For her, seeing children being struck by parents especially hits home. She also considers public humiliation a form of violence.
“When kids get hit, it’s because the parent is out of control,” she says.
Interrupt the scenario with what she deems the “praise the baby” technique: in your most cheerful voice, compliment something visible about the child, such as, “What a cute toddler! Look at those sneakers!”
“It penetrates all those emotions” the frazzled adult is feeling mid-breakdown, she says.
Drawing on surrounding witnesses is another option to distract and diffuse, says Hart. “Ask people around you, ‘How can we help?’ That may be embarrassing, but I don’t think so. Most people would say a parent hurting a child or screaming at a child is wrong.”
Building safer communities
Although the streets of Harrisonburg are relatively tame, Hart, Langelan and Benner vouch for the universal value of communities where eyes and ears are open.
“Violence breaks the common bond of humanity,” Hart says. “It’s there for a reason. It happens because people have been violated themselves, in small and big ways.”

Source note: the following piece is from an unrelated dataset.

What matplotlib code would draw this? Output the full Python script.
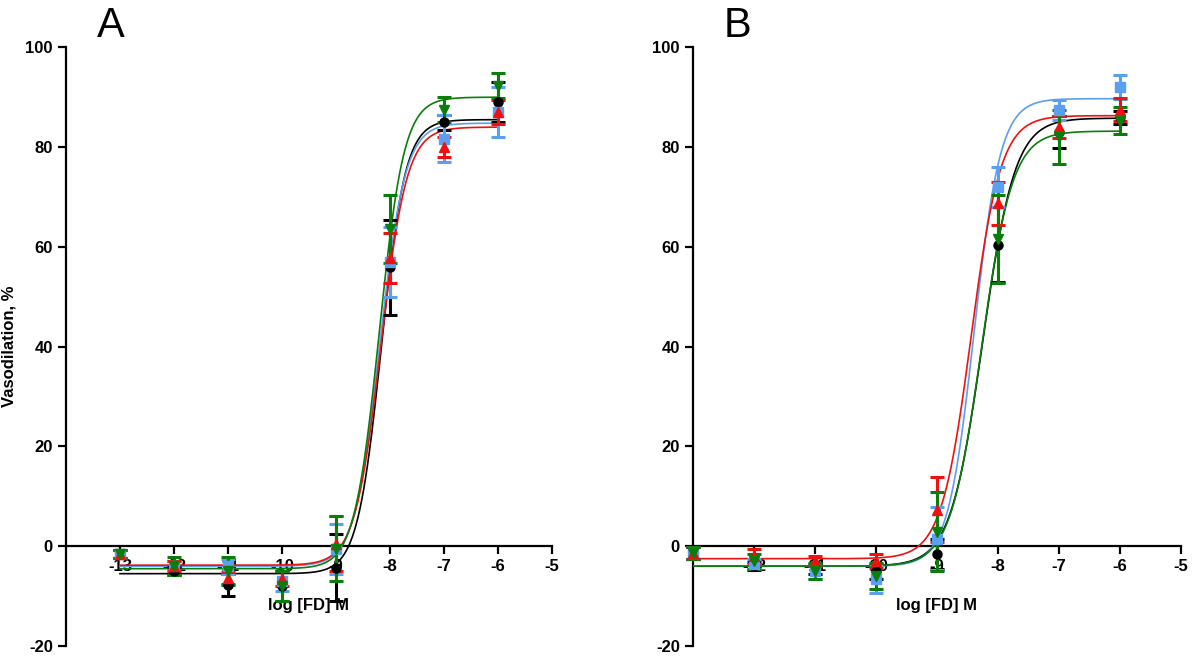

Langelan encourages more connections, especially with otherwise-overlooked members of society. “One of the simplest ways to make any neighborhood safer is to talk to people on the street,” she says. “Nodding, saying hello … it makes such a difference when people do start speaking up.”
As the train came to her stop that day, fellow passengers high-fived and thanked her for stepping in before the situation escalated.
“Sometimes people advise me to stop intervening, because it’s putting myself in danger,” Benner says. “But I feel like that’s a pretty narrow view … I’m not the center of the universe. If I encourage a culture of people speaking up for each other … then it’s a safer community for me, too.”